Orders handing over Bilston's assets to neighbouring Wulfrun College and enabling the creation of the new Wolverhampton college, were laid before Parliament last week.
They include a five-point schedule giving the FEFC "all rights of action" against a range of individuals and organisations, including "any present or former officer, employee or agent of the corporation".
More than 30 colleges have been wound up since incorporation as part of the merger process, when an order transfers assets and liabilities to the partner college or both corporations are dissolved before re-emerging under a new name. But because of the special circumstances surrounding Bilston's closure, the FEFC has insisted on retaining its legal powers, indicating the determination of ministers and funding chiefs to get to the bottom of the college's demise.
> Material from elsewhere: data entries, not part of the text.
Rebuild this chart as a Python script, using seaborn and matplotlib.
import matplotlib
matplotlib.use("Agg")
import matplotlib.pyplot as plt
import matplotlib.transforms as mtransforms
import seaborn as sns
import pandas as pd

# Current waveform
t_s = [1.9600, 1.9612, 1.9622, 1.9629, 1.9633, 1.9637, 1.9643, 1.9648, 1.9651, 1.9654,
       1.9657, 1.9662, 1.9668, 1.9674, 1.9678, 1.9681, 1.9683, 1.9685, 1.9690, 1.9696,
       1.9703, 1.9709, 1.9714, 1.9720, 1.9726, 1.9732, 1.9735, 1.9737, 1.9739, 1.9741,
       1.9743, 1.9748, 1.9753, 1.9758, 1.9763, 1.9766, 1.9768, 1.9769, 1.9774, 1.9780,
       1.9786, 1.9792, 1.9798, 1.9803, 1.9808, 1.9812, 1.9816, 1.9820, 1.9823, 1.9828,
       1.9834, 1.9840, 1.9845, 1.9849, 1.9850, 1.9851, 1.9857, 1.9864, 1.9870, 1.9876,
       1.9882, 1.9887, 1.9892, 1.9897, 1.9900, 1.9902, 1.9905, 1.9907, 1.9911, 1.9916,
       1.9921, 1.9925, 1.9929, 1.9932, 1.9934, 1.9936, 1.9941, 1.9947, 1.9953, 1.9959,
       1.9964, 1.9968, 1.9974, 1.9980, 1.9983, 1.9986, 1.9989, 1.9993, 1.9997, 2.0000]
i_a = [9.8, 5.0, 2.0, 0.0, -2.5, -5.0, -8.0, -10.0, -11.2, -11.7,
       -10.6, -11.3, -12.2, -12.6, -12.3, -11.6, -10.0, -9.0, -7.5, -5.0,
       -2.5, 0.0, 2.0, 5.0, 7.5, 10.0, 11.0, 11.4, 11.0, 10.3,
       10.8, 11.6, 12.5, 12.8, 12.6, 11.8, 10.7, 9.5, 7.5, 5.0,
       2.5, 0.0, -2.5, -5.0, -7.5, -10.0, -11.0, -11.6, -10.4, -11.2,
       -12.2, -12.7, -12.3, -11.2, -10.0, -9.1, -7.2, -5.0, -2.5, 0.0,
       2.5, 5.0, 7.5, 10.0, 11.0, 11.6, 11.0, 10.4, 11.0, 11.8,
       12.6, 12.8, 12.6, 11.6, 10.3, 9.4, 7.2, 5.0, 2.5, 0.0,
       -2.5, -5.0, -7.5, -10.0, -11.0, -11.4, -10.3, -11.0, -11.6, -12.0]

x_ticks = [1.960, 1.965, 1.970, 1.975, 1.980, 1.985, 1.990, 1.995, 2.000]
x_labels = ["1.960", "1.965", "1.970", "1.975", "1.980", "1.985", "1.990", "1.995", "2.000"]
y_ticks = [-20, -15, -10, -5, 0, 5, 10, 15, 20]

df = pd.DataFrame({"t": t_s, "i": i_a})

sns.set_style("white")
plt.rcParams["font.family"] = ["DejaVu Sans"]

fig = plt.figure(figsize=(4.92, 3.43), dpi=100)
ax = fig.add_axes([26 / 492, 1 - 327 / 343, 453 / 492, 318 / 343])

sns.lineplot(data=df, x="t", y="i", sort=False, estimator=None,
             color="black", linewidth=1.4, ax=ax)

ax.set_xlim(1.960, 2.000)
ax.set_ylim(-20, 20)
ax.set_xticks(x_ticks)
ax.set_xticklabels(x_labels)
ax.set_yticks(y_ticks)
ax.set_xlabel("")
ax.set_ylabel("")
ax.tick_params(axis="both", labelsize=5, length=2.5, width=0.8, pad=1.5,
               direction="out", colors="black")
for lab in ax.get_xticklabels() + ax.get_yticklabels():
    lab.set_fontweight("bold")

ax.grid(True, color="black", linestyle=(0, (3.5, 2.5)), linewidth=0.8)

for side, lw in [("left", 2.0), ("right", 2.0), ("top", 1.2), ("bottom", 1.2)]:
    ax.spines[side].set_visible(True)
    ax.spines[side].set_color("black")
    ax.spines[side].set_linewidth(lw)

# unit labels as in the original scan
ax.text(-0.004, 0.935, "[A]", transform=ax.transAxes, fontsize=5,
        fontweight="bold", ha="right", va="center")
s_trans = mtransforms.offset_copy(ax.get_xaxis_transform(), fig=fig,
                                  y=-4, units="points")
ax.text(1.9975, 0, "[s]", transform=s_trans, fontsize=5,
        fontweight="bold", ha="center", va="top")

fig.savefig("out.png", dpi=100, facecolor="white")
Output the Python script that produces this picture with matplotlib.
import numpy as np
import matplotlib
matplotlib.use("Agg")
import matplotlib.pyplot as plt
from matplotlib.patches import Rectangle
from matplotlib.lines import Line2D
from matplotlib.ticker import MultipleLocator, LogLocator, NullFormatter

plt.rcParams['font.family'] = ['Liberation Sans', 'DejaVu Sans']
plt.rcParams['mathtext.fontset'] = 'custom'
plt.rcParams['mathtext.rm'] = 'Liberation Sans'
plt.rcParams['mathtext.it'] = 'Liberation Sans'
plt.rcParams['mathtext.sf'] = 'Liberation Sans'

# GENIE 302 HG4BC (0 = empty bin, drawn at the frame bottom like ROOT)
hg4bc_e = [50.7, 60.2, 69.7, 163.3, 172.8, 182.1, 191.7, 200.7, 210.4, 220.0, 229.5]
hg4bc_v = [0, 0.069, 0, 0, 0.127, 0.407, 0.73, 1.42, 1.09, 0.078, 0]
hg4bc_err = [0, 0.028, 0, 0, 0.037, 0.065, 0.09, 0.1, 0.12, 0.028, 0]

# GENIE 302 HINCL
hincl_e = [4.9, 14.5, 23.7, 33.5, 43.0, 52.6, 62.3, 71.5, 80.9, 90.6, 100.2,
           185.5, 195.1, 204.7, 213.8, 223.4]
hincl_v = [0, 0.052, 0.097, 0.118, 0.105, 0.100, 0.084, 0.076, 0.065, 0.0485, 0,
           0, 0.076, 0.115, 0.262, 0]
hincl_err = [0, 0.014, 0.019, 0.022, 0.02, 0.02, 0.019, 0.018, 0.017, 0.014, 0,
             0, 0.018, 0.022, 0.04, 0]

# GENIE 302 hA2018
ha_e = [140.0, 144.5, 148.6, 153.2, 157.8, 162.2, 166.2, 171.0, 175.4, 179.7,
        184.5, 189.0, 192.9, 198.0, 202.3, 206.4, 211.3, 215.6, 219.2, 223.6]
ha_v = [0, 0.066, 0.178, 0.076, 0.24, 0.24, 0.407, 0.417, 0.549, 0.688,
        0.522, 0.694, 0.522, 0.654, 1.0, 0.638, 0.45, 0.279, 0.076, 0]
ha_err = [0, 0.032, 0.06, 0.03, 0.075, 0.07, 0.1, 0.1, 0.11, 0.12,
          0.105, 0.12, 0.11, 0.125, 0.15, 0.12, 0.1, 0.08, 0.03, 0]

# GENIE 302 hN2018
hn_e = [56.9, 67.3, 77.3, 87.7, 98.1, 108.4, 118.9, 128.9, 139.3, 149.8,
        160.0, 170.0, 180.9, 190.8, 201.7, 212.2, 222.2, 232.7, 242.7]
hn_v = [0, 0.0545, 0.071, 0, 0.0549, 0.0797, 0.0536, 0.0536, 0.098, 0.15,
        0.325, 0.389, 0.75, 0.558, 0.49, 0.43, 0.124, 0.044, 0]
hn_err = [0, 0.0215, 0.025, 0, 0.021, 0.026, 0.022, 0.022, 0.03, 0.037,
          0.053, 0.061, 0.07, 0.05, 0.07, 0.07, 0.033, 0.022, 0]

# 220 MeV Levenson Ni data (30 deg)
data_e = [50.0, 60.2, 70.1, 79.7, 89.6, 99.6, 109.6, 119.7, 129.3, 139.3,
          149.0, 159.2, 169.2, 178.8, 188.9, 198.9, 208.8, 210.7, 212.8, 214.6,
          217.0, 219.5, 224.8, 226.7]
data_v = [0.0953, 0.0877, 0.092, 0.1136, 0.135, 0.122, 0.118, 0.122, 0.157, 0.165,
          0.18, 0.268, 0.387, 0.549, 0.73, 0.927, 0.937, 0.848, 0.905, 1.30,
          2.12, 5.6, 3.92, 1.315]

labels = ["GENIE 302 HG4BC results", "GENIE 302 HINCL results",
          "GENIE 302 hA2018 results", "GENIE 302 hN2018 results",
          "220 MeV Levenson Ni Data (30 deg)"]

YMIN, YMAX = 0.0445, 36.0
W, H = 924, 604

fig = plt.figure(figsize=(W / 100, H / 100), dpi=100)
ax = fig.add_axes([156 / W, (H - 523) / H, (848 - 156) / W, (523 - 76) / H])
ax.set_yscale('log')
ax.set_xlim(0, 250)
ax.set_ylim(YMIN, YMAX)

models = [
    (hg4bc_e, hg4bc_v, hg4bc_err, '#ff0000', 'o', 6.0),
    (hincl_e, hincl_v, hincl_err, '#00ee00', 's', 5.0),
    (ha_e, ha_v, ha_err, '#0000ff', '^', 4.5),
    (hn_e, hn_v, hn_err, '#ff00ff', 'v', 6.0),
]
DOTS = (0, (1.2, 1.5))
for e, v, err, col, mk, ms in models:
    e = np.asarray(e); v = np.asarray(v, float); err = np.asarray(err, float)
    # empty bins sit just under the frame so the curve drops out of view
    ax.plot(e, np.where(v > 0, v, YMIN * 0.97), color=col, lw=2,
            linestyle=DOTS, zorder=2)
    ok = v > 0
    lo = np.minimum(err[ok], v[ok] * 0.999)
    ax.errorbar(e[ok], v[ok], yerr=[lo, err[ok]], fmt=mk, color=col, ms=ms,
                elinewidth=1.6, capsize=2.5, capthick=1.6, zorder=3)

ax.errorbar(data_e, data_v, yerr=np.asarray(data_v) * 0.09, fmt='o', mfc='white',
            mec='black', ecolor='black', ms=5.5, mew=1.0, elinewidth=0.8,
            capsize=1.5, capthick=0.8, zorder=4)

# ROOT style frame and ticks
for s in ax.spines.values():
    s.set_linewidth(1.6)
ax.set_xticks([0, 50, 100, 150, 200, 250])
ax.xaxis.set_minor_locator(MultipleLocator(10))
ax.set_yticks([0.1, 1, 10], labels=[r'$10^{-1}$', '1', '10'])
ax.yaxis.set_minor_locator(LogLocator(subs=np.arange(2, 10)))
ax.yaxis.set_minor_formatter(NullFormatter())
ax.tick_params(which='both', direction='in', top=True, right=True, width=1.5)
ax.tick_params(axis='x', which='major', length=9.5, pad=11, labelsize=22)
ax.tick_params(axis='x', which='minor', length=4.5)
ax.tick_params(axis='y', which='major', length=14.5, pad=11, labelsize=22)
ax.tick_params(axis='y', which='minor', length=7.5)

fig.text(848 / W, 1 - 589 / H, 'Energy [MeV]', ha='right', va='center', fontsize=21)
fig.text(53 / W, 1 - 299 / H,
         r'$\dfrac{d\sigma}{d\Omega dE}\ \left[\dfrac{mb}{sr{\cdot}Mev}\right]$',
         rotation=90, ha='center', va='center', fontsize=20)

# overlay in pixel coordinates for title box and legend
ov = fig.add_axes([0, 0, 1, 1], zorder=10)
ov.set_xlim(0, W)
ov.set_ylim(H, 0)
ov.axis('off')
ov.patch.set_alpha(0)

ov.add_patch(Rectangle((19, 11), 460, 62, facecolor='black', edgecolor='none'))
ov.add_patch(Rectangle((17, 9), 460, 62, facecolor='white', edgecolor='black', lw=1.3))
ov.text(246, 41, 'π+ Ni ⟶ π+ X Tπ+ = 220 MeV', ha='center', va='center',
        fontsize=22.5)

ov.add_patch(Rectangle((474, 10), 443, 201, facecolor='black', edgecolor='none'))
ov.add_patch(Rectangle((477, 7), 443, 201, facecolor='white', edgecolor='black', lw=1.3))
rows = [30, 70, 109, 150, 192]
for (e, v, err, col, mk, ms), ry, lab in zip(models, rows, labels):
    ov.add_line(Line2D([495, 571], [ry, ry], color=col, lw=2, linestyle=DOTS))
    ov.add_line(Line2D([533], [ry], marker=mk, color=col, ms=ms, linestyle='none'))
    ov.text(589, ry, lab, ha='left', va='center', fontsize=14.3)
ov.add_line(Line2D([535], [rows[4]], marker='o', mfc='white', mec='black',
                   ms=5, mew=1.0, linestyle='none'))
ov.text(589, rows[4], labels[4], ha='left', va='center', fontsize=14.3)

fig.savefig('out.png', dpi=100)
The order allows the FEFC to take action "for the recovery of the corporation's property including money removed or disposed of otherwise than regularly and with full propriety" a clear reference to possible criminal activity at Bilston.
West Midlands police, called in to the college in April, said that although investigations were at an early stage deception, conspiracy, fraud, false accounting or theft could not be ruled out. A police source said: "There's obviously something there to be looked at."
The order also gives the FEFC the right to act "in connection with the provision ... of professional audit, accounting, investigating or reporting services". This would pave the way for the FEFC to seek compensation from Bilston's auditors, Deloitte Touche, for allegedly failing to alert governors earlier to the college's financial predicament.
FEFC inspectors, who gave the college the worst report in the sector's history, including grade 5s for both governance and management, listed "acceptance of inadequate and inaccurate financial information" and "failure of audit process" among its many weaknesses.
Last month, Deloitte Touche was reprimanded by MPs over Halton College. MPs said the the firm had "let down" the college and that it was "deplorable" that they had denied the National Audit Office access to information.
Halton decided against taking legal action after being told that it would cost a minimum of pound;150,000 to launch a claim.
But ministers are said to be "hopping mad" that Deloitte Touche have apparently been involved in two such high-profile college failures.